(a) No confidential research record may be compelled to be produced in any state, county, city or other proceeding in order to initiate or substantiate any criminal charge or charges against a research subject, or to conduct an investigation of a research subject, unless a court finds there is reasonable likelihood that the records in question will disclose material information or evidence of substantial value in connection with the criminal charge or charges or investigation, and there is no other practicable way of obtaining the information or evidence.

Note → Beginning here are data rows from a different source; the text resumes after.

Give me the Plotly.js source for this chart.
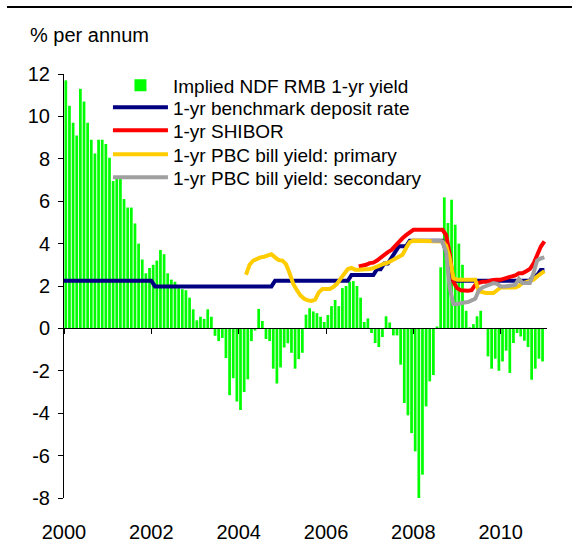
<!DOCTYPE html>
<html>
<head>
<meta charset="utf-8">
<script src="https://cdn.plot.ly/plotly-3.0.1.min.js"></script>
<style>
  html, body { margin: 0; padding: 0; background: #fff; }
  #wrap { position: relative; width: 579px; height: 553px; }
  #rule { position: absolute; left: 7px; top: 6px; width: 565px; height: 2px; background: #000; z-index: 5; }
  #chart { width: 579px; height: 553px; }
</style>
</head>
<body>
<div id="wrap"><div id="rule"></div><div id="chart"></div></div>
<script>
// ---- Data (monthly) ----
// Month index k: 0 = Jan 2000
const firstYear = 2000;
const seriesNames = [
  "Implied NDF RMB 1-yr yield",
  "1-yr benchmark deposit rate",
  "1-yr SHIBOR",
  "1-yr PBC bill yield: primary",
  "1-yr PBC bill yield: secondary"
];
const xTickYears = [2000, 2002, 2004, 2006, 2008, 2010];
const yTicks = [-8, -6, -4, -2, 0, 2, 4, 6, 8, 10, 12];

// Implied NDF RMB 1-yr yield, Jan 2000 - Dec 2010 (bars)
const ndfStart = 0;
const ndfYield = [
  11.7, 10.5, 9.7, 9.1, 11.3, 10.7, 9.7, 8.9, 8.25, 8.9, 8.9, 8.7,
  8.05, 6.95, 7.1, 7.1, 6.1, 5.7, 5.7, 4.95, 4.0, 3.25, 2.6, 2.85,
  3.0, 3.2, 3.7, 3.5, 2.6, 2.3, 2.2, 1.9, 1.85, 1.8, 1.45, 0.9,
  0.38, 0.55, 0.45, 0.9, 0.55, -0.35, -0.6, -0.45, -1.4, -3.15, -2.35, -3.45,
  -3.85, -3.0, -2.4, -0.6, -0.1, 0.92, 0.35, -0.5, -0.6, -1.9, -2.6, -1.84,
  -0.9, -0.7, -1.15, -1.9, -1.45, -1.15, 0.65, 0.95, 0.8, 0.72, 0.55, 0.3,
  0.63, 1.05, 1.34, 1.05, 1.9, 2.0, 2.2, 2.23, 2.0, 1.45, 0.3, 0.47,
  -0.22, -0.69, -0.88, -0.41, 0.57, 0.28, -0.33, -0.33, -1.71, -3.52, -4.1, -4.94,
  -5.8, -8.0, -6.9, -3.68, -2.5, -2.2, 0.09, 2.88, 6.18, 4.97, 6.07, 4.89,
  4.0, 3.0, 0.83, 0.05, 0.2, 0.57, 0.83, 0.0, -1.32, -1.9, -1.43, -2.0,
  -1.56, -1.05, -2.1, -0.69, -0.22, -0.38, -0.58, -0.88, -2.42, -1.9, -1.43, -1.56
];

// 1-yr benchmark deposit rate, Jan 2000 - Jan 2011
const depositStart = 0;
const depositRate = [
  2.25, 2.25, 2.25, 2.25, 2.25, 2.25, 2.25, 2.25, 2.25, 2.25, 2.25, 2.25,
  2.25, 2.25, 2.25, 2.25, 2.25, 2.25, 2.25, 2.25, 2.25, 2.25, 2.25, 2.25,
  2.25, 1.98, 1.98, 1.98, 1.98, 1.98, 1.98, 1.98, 1.98, 1.98, 1.98, 1.98,
  1.98, 1.98, 1.98, 1.98, 1.98, 1.98, 1.98, 1.98, 1.98, 1.98, 1.98, 1.98,
  1.98, 1.98, 1.98, 1.98, 1.98, 1.98, 1.98, 1.98, 1.98, 1.98, 2.25, 2.25,
  2.25, 2.25, 2.25, 2.25, 2.25, 2.25, 2.25, 2.25, 2.25, 2.25, 2.25, 2.25,
  2.25, 2.25, 2.25, 2.25, 2.25, 2.25, 2.25, 2.52, 2.52, 2.52, 2.52, 2.52,
  2.52, 2.52, 2.79, 2.79, 3.06, 3.06, 3.33, 3.60, 3.87, 3.87, 3.87, 4.14,
  4.14, 4.14, 4.14, 4.14, 4.14, 4.14, 4.14, 4.14, 4.14, 3.60, 2.52, 2.25,
  2.25, 2.25, 2.25, 2.25, 2.25, 2.25, 2.25, 2.25, 2.25, 2.25, 2.25, 2.25,
  2.25, 2.25, 2.25, 2.25, 2.25, 2.25, 2.25, 2.25, 2.25, 2.50, 2.50, 2.75,
  2.75
];

// 1-yr SHIBOR, Oct 2006 - Jan 2011
const shiborStart = 81;
const shibor = [
  2.92, 2.95, 3.0,
  3.08, 3.1, 3.2, 3.35, 3.5, 3.6, 3.7, 3.9, 4.1, 4.25, 4.4, 4.55,
  4.65, 4.65, 4.65, 4.65, 4.65, 4.65, 4.65, 4.65, 4.65, 4.4, 3.5, 2.2,
  1.9, 1.8, 1.78, 1.78, 1.8, 2.05, 2.15, 2.2, 2.2, 2.25, 2.28, 2.3,
  2.3, 2.35, 2.4, 2.45, 2.5, 2.6, 2.6, 2.7, 2.8, 3.05, 3.5, 3.85,
  4.1
];

// 1-yr PBC bill yield: primary, Mar 2004 - Jan 2011
const pbcPrimaryStart = 50;
const pbcPrimary = [
  2.53, 3.0, 3.2, 3.3, 3.35, 3.38, 3.42, 3.5, 3.35, 3.22,
  3.2, 3.03, 2.6, 2.1, 1.8, 1.55, 1.4, 1.32, 1.3, 1.36, 1.7, 1.86,
  1.86, 1.86, 1.95, 2.1, 2.35, 2.55, 2.8, 2.85, 2.77, 2.77, 2.77, 2.77,
  2.8, 2.84, 2.92, 2.98, 3.05, 3.1, 3.2, 3.28, 3.36, 3.47, 3.79, 4.07,
  4.14, 4.14, 4.14, 4.14, 4.14, 4.14, 4.14, 4.14, 4.1, 3.9, 3.3, 2.37,
  2.3, 2.3, 2.3, 2.3, 2.3, 2.3, 1.75, 1.7, 1.67, 1.67, 1.67, 1.8,
  1.93, 1.93, 1.93, 1.93, 1.93, 2.0, 2.14, 2.18, 2.22, 2.3, 2.45, 2.55,
  2.7
];

// 1-yr PBC bill yield: secondary, Jun 2008 - Jan 2011
const pbcSecondaryStart = 101;
const pbcSecondary = [
  4.14, 4.14, 4.14, 4.08, 3.6, 1.9, 1.15,
  1.15, 1.2, 1.22, 1.24, 1.3, 1.4, 1.8, 1.93, 2.0, 2.06, 2.14, 2.1,
  1.98, 1.98, 1.98, 2.02, 2.06, 2.34, 2.14, 2.14, 2.14, 2.6, 3.2, 3.3,
  3.35
];

// ---- helpers ----
const monthStartX = (start, arr) => arr.map((_, i) => firstYear + (start + i) / 12);
const monthMidX = (start, arr) => arr.map((_, i) => firstYear + (start + i + 0.5) / 12);

const FONT = "Liberation Sans, Arial, sans-serif";

const traces = [
  {
    type: "bar", name: seriesNames[0], legend: "legend",
    x: monthMidX(ndfStart, ndfYield), y: ndfYield,
    marker: { color: "#00FF00", line: { width: 0 } },
    hoverinfo: "skip"
  },
  {
    type: "scatter", mode: "lines", name: seriesNames[1], legend: "legend2",
    x: monthStartX(depositStart, depositRate), y: depositRate,
    line: { color: "#000080", width: 4 }
  },
  {
    type: "scatter", mode: "lines", name: seriesNames[2], legend: "legend3",
    x: monthStartX(shiborStart, shibor), y: shibor,
    line: { color: "#FF0000", width: 4 }
  },
  {
    type: "scatter", mode: "lines", name: seriesNames[3], legend: "legend4",
    x: monthStartX(pbcPrimaryStart, pbcPrimary), y: pbcPrimary,
    line: { color: "#FFCC00", width: 4 }
  },
  {
    type: "scatter", mode: "lines", name: seriesNames[4], legend: "legend5",
    x: monthStartX(pbcSecondaryStart, pbcSecondary), y: pbcSecondary,
    line: { color: "#A0A0A0", width: 4 }
  }
];

// one legend box per row so the row spacing matches the reference
const legendRowsY = [1.0177, 0.9658, 0.9116, 0.8550, 0.8007];
const legendBox = (y) => ({
  x: 0.091, y: y, xanchor: "left", yanchor: "top",
  bgcolor: "rgba(0,0,0,0)", borderwidth: 0,
  font: { family: FONT, size: 19, color: "#000" },
  itemwidth: 55
});

const layout = {
  width: 579, height: 553,
  margin: { l: 64, r: 32, t: 74, b: 55, pad: 0 },
  paper_bgcolor: "rgba(0,0,0,0)", plot_bgcolor: "rgba(0,0,0,0)",
  font: { family: FONT, size: 20, color: "#000" },
  showlegend: true,
  bargap: 0.25,
  xaxis: {
    type: "linear",
    range: [2000, 2011.06],
    tickmode: "array", tickvals: xTickYears, ticktext: xTickYears.map(String),
    anchor: "free", position: 0.4, side: "bottom",
    showline: true, linecolor: "#000", linewidth: 1,
    ticks: "outside", ticklen: 5, tickcolor: "#000", tickwidth: 1,
    ticklabelstandoff: 181,
    showgrid: false, zeroline: false,
    tickfont: { family: FONT, size: 20, color: "#000" }
  },
  yaxis: {
    range: [-8, 12],
    tickmode: "array", tickvals: yTicks, ticktext: yTicks.map(String),
    showline: true, linecolor: "#000", linewidth: 1,
    ticks: "outside", ticklen: 5, tickcolor: "#000", tickwidth: 1,
    ticklabelstandoff: 4,
    showgrid: false, zeroline: false,
    tickfont: { family: FONT, size: 20, color: "#000" }
  },
  legend: legendBox(legendRowsY[0]),
  legend2: legendBox(legendRowsY[1]),
  legend3: legendBox(legendRowsY[2]),
  legend4: legendBox(legendRowsY[3]),
  legend5: legendBox(legendRowsY[4]),
  annotations: [
    {
      text: "% per annum", xref: "paper", yref: "paper",
      x: -0.075, y: 1.092, xanchor: "left", yanchor: "middle",
      showarrow: false, font: { family: FONT, size: 20, color: "#000" }
    }
  ]
};

Plotly.newPlot("chart", traces, layout, { displayModeBar: false, staticPlot: true });
</script>
</body>
</html>
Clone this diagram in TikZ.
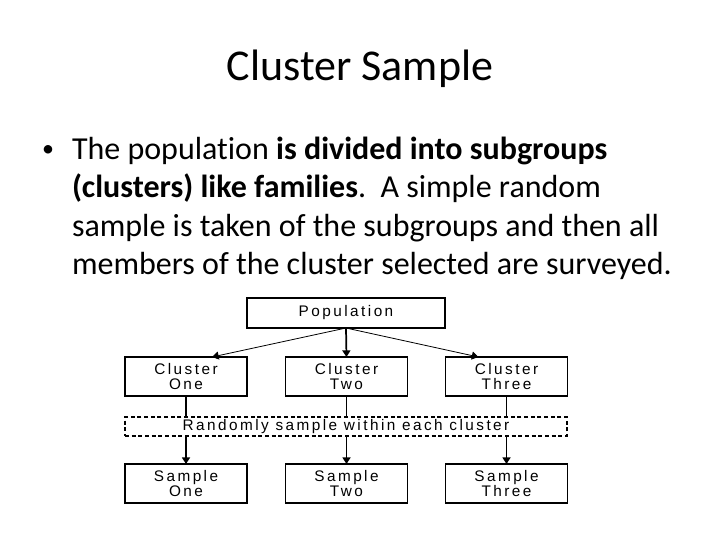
\documentclass[tikz,border=0pt]{standalone}
\usepackage{fontspec}
\setmainfont{Carlito}[Ligatures=NoCommon]
\newfontfamily\boxfont[LetterSpace=16]{Liberation Sans}
\usetikzlibrary{arrows.meta, positioning, calc}

\begin{document}
\begin{tikzpicture}[
    x=0.75pt, y=-0.75pt,
    every node/.style={inner sep=0pt, outer sep=0pt},
    slidetext/.style={font=\fontsize{24}{29}\selectfont, anchor=base west},
    box/.style={draw, line width=0.9pt, minimum width=91.5pt, minimum height=29.25pt, align=center, font=\boxfont\fontsize{11.5}{11}\selectfont},
    stepnote/.style={draw, dashed, dash pattern=on 3pt off 2pt, line width=0.9pt, minimum width=331.5pt, minimum height=14.25pt, font=\boxfont\fontsize{11.5}{11}\selectfont},
    spoke/.style={-{Triangle[width=6pt, length=5pt]}, line width=0.6pt},
    drop/.style={-{Triangle[width=6pt, length=5pt]}, line width=1.3pt},
    link/.style={line width=1.3pt}
]
\fill[white] (0,0) rectangle (720,540);
\useasboundingbox (0,0) rectangle (720,540);

% title and bullet text
\node[font=\fontsize{33}{40}\selectfont, anchor=base] (title) at (360,80) {Cluster Sample};
\node[font=\fontsize{18}{20}\selectfont, anchor=base] (dot) at (48,156) {\textbullet};
\node[slidetext] (line1) at (72,159) {The population \textbf{is divided into subgroups}};
\node[slidetext] (line2) at (72,197) {\textbf{(clusters) like families}.\ \ A simple random};
\node[slidetext] (line3) at (72,236) {sample is taken of the subgroups and then all};
\node[slidetext] (line4) at (72,274) {members of the cluster selected are surveyed.};

% diagram
\node[box, minimum width=148.5pt, minimum height=22.5pt] (pop) at (346,313) {Population};
\node[box] (c1) at (186,376.5) {Cluster\\One};
\node[box] (c2) at (346.5,376.5) {Cluster\\Two};
\node[box] (c3) at (506.5,376.5) {Cluster\\Three};
\node[stepnote] (rnd) at (346,426.5) {Randomly sample within each cluster};
\node[box] (s1) at (186,483.5) {Sample\\One};
\node[box] (s2) at (346.5,483.5) {Sample\\Two};
\node[box] (s3) at (506.5,483.5) {Sample\\Three};

\draw[spoke] (pop.south) -- ($(c1.north)+(26,0)$);
\draw[drop] (pop.south) -- (c2.north);
\draw[spoke] (pop.south) -- ($(c3.north)+(-28,0)$);
\draw[link] (c1.south) -- (c1.south |- rnd.north);
\draw[link] (c2.south) -- (c2.south |- rnd.north);
\draw[link] (c3.south) -- (c3.south |- rnd.north);
\draw[drop] (s1.north |- rnd.south) -- (s1.north);
\draw[drop] (s2.north |- rnd.south) -- (s2.north);
\draw[drop] (s3.north |- rnd.south) -- (s3.north);
\end{tikzpicture}
\end{document}
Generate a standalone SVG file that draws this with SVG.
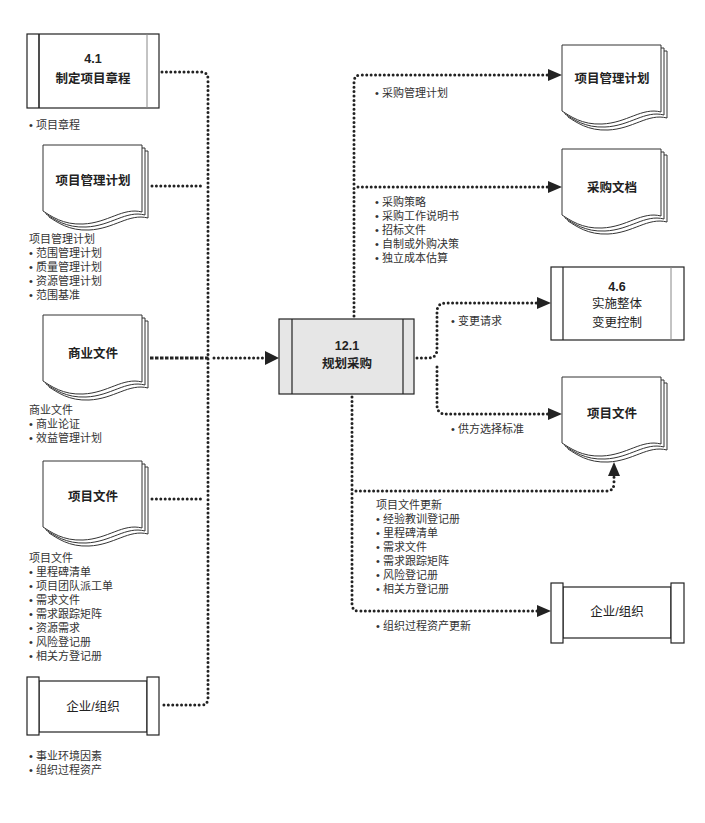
<svg xmlns="http://www.w3.org/2000/svg" width="705" height="823" viewBox="0 0 705 823">
<style>
.bg{fill:#fff}
.box{fill:#fff;stroke:#222;stroke-width:1.2}
.gbox{fill:#e6e6e6;stroke:#222;stroke-width:1.2}
.ln{stroke:#222;stroke-width:1.2;fill:none}
.lg{stroke:#888;stroke-width:1;fill:none}
.doc{fill:#fff;stroke:#333;stroke-width:1}
.title{font-family:"Liberation Sans","Noto Sans CJK SC",sans-serif;font-size:12.5px;font-weight:bold;fill:#222;text-anchor:middle}
.lbl{font-family:"Liberation Sans","Noto Sans CJK SC",sans-serif;font-size:11px;fill:#333}
.dot{fill:none;stroke:#222;stroke-width:3;stroke-linecap:round;stroke-dasharray:0 4.4}
.dash{fill:none;stroke:#222;stroke-width:3;stroke-dasharray:3.5 1.5}
.ah{fill:#222}
</style>
<defs>
<path id="pg" d="M0,0 H99 V67 C80,62 65,78 40,79 C20,80 8,71 0,66 Z"/>
<g id="docstack">
<use href="#pg" class="doc" x="6" y="6"/>
<use href="#pg" class="doc" x="3" y="3"/>
<use href="#pg" class="doc"/>
</g>
</defs>
<rect class="bg" width="705" height="823"/>

<g id="connectors">
<path class="dot" d="M162,72 H201 Q208,72 208,79 V698 Q208,705 201,705 H162"/>
<path class="dot" d="M152,186 H204"/>
<path class="dash" d="M150,358 H210"/>
<path class="dot" d="M214,358 H266"/>
<polygon class="ah" points="265,351 279,358 265,365"/>
<path class="dot" d="M152,499 H204"/>

<path class="dot" d="M354,316 V82 Q354,75 361,75 H548"/>
<polygon class="ah" points="548,69 562,75 548,81"/>
<path class="dot" d="M358,187 H548"/>
<polygon class="ah" points="548,181 562,187 548,193"/>
<path class="dot" d="M417,358 H428 Q437,358 437,349 V312 Q437,303 446,303 H537"/>
<polygon class="ah" points="537,297 551,303 537,309"/>
<path class="dot" d="M437,367 V405 Q437,414 446,414 H548"/>
<polygon class="ah" points="548,408 562,414 548,420"/>
<path class="dot" d="M352,397 V604 Q352,611 359,611 H537"/>
<polygon class="ah" points="537,605 551,611 537,617"/>
<path class="dot" d="M356,491 H606 Q614,491 614,483 V477"/>
<polygon class="ah" points="608,476 614,462 620,476"/>
</g>

<g id="n41">
<rect class="box" x="27" y="34" width="132" height="74"/>
<line class="ln" x1="39" y1="34" x2="39" y2="108" style="stroke-width:1.6"/>
<line class="lg" x1="147" y1="34" x2="147" y2="108"/>
<text class="title" x="93" y="63">4.1</text>
<text class="title" x="93" y="83">制定项目章程</text>
<text class="lbl" x="29" y="129">• 项目章程</text>
</g>

<g id="in-pmp">
<use href="#docstack" x="43" y="145"/>
<text class="title" x="93" y="185">项目管理计划</text>
<text class="lbl" x="29" y="243">项目管理计划</text>
<text class="lbl" x="29" y="257">• 范围管理计划</text>
<text class="lbl" x="29" y="271">• 质量管理计划</text>
<text class="lbl" x="29" y="285">• 资源管理计划</text>
<text class="lbl" x="29" y="299">• 范围基准</text>
</g>

<g id="in-bd">
<use href="#docstack" x="43" y="315"/>
<text class="title" x="93" y="358">商业文件</text>
<text class="lbl" x="29" y="414">商业文件</text>
<text class="lbl" x="29" y="428">• 商业论证</text>
<text class="lbl" x="29" y="442">• 效益管理计划</text>
</g>

<g id="in-pd">
<use href="#docstack" x="43" y="461"/>
<text class="title" x="93" y="501">项目文件</text>
<text class="lbl" x="29" y="562">项目文件</text>
<text class="lbl" x="29" y="576">• 里程碑清单</text>
<text class="lbl" x="29" y="590">• 项目团队派工单</text>
<text class="lbl" x="29" y="604">• 需求文件</text>
<text class="lbl" x="29" y="618">• 需求跟踪矩阵</text>
<text class="lbl" x="29" y="632">• 资源需求</text>
<text class="lbl" x="29" y="646">• 风险登记册</text>
<text class="lbl" x="29" y="660">• 相关方登记册</text>
</g>

<g id="in-eo">
<rect class="box" x="39" y="681" width="108" height="51"/>
<rect class="box" x="27" y="677" width="12" height="58"/>
<rect class="box" x="147" y="677" width="12" height="58"/>
<text class="title" x="93" y="711" style="font-weight:normal">企业/组织</text>
<text class="lbl" x="29" y="760">• 事业环境因素</text>
<text class="lbl" x="29" y="774">• 组织过程资产</text>
</g>

<g id="n121">
<rect class="gbox" x="279" y="319" width="135" height="75"/>
<line class="ln" x1="292" y1="319" x2="292" y2="394"/>
<line class="ln" x1="403" y1="319" x2="403" y2="394"/>
<text class="title" x="347" y="350">12.1</text>
<text class="title" x="347" y="368">规划采购</text>
</g>

<g id="out-pmp">
<use href="#docstack" x="562" y="45"/>
<text class="title" x="612" y="83">项目管理计划</text>
<text class="lbl" x="375" y="97">• 采购管理计划</text>
</g>

<g id="out-pdocs">
<use href="#docstack" x="562" y="149"/>
<text class="title" x="612" y="192">采购文档</text>
<text class="lbl" x="375" y="206">• 采购策略</text>
<text class="lbl" x="375" y="220">• 采购工作说明书</text>
<text class="lbl" x="375" y="234">• 招标文件</text>
<text class="lbl" x="375" y="248">• 自制或外购决策</text>
<text class="lbl" x="375" y="262">• 独立成本估算</text>
</g>

<g id="n46">
<rect class="box" x="551" y="267" width="133" height="73"/>
<line class="ln" x1="563" y1="267" x2="563" y2="340"/>
<line class="lg" x1="671" y1="267" x2="671" y2="340"/>
<text class="title" x="617" y="291">4.6</text>
<text class="title" x="617" y="308" style="font-weight:normal">实施整体</text>
<text class="title" x="617" y="327" style="font-weight:normal">变更控制</text>
<text class="lbl" x="451" y="325">• 变更请求</text>
</g>

<g id="out-pd">
<use href="#docstack" x="562" y="377"/>
<text class="title" x="612" y="418">项目文件</text>
<text class="lbl" x="451" y="433">• 供方选择标准</text>
<text class="lbl" x="376" y="509">项目文件更新</text>
<text class="lbl" x="376" y="523">• 经验教训登记册</text>
<text class="lbl" x="376" y="537">• 里程碑清单</text>
<text class="lbl" x="376" y="551">• 需求文件</text>
<text class="lbl" x="376" y="565">• 需求跟踪矩阵</text>
<text class="lbl" x="376" y="579">• 风险登记册</text>
<text class="lbl" x="376" y="593">• 相关方登记册</text>
</g>

<g id="out-eo">
<rect class="box" x="563" y="587" width="108" height="51"/>
<rect class="box" x="551" y="583" width="12" height="60"/>
<rect class="box" x="671" y="583" width="13" height="60"/>
<text class="title" x="617" y="616" style="font-weight:normal">企业/组织</text>
<text class="lbl" x="376" y="630">• 组织过程资产更新</text>
</g>
</svg>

In addition, no confidential research record shall be disclosed, discoverable, or compelled to be produced in order to initiate or substantiate any criminal charge or charges against a research subject until after a showing of good cause. In assessing good cause, the court shall weigh the public interest and need for disclosure against the injury to the research subject and the harm to the research being undertaken. Upon the granting of an order to produce, the court, in determining the extent to which disclosure of all or any part of a confidential research record is necessary, shall impose appropriate safeguards against unauthorized disclosure, that shall include, but not necessarily be limited to, the individuals or bodies that may have access to the data, the purposes for which the data shall be used, prohibitions on further disclosure and protection of the identities of other research subjects.
(b) No confidential research record may be compelled to be produced in any state, county, city or other civil proceeding, except as expressly provided in this chapter.
(Added by Stats. 1995, Ch. 415, Sec. 7. Effective January 1, 1996.)